I guess a lot of people think of firemen, or policemen or others that maybe serve in the military when they think of the real heroes that aren't the comic book superheroes. I like to consider the unexpected or unsung heroes that surround us everyday. Whether because their efforts provide an example for us to follow, or because in some way they inspire us to be more than who we are because of something they've done. Mentors, teachers, our friends, our neighbors, our co-workers. An older brother or sister. An historical figure.

Heroes of the Past
While I'm not an active supporter of the U.S. military (I have my reasons) even though my father and uncle enlisted (Air Force and Army), and I was offered a full scholarship to attend West Point (huh, whatever), and I currently have two almost-nephews that are in the military (one in the Marines, the other Navy)...I do like to take a moment to reflect on both the military and civilian effort it took to create the United States, to finally become an independent nation. Something I actually don't do much at all on Veteran's Day. Shame on me, I suppose. So this 4th of July weekend, I think about the historical facts that I've been taught in various public schools, as well as the books that I've read (both fiction and non-fiction)...

How many were the little moments that we will never know where people were for even a brief time a hero in someone's eyes during the fight for Independence?

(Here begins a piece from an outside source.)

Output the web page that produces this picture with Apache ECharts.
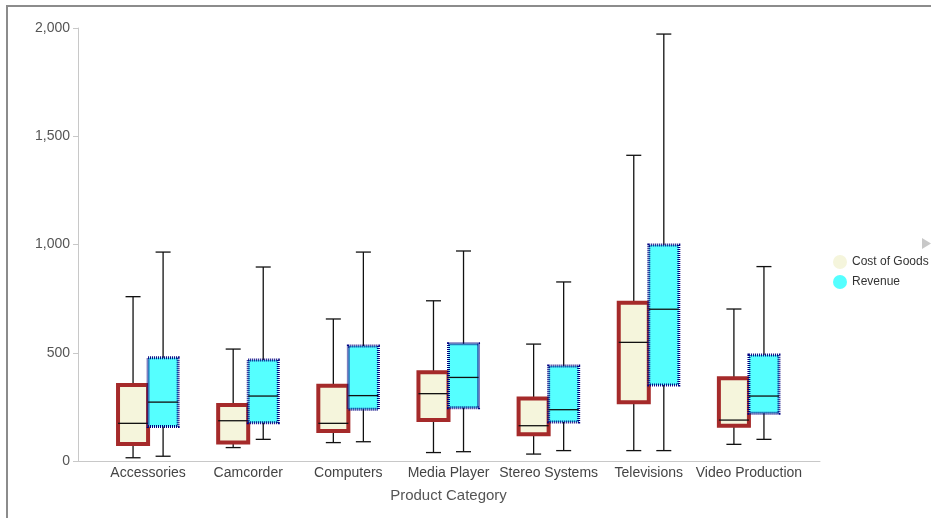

While I don't know any 230+ year old that lived during that time (or at least not that I'd admit ha), I do know people that survived other, more recent battles and have listened closely to their's the civilian perspective that I can relate to, not the military. Not a fight for independence, but the need and the will to survive something you have little or no control over.

There are stories my mother told me about events that occurred in her village when she was growing up in Germany during the end of WWII. For example, the Allied soldiers that were hidden in the old village barns to escape the Nazi army. The Black Market network that helped provide food for so many hungry families in the village, during both the Nazi and the Allied army occupations. The foolish, but brave things my aunts did to help the family (my mom has 8 older sisters) . My grandfather's racing pigeons that were a bit more than that. My grandmother's occasional trickery.

One story that all my cousins know (remember, there were 8 sisters...and they all had kids) was about the time a cow was butchered to provide meat for all the families (it really was a small village) and the soldiers found out about it and came to take all the meat for themselves. One of the neighbor boys saw them coming to the farm and ran quickly to warn the villagers that they were coming to collect their share.

Everyone was in a panic.

My grandmother pretended to be deathly ill and jumped into bed, but first took the various packages of cow meat and hid it under the covers with her.

Evidently her "illness" and the wailing my mom and her sisters did, as well as the comments from the helpful neighbors who were at the house visiting the "poor, sick woman" disturbed the soldiers enough that they hastily left the house, believing that there was no butchered cow but some kind of serious, contagious disease.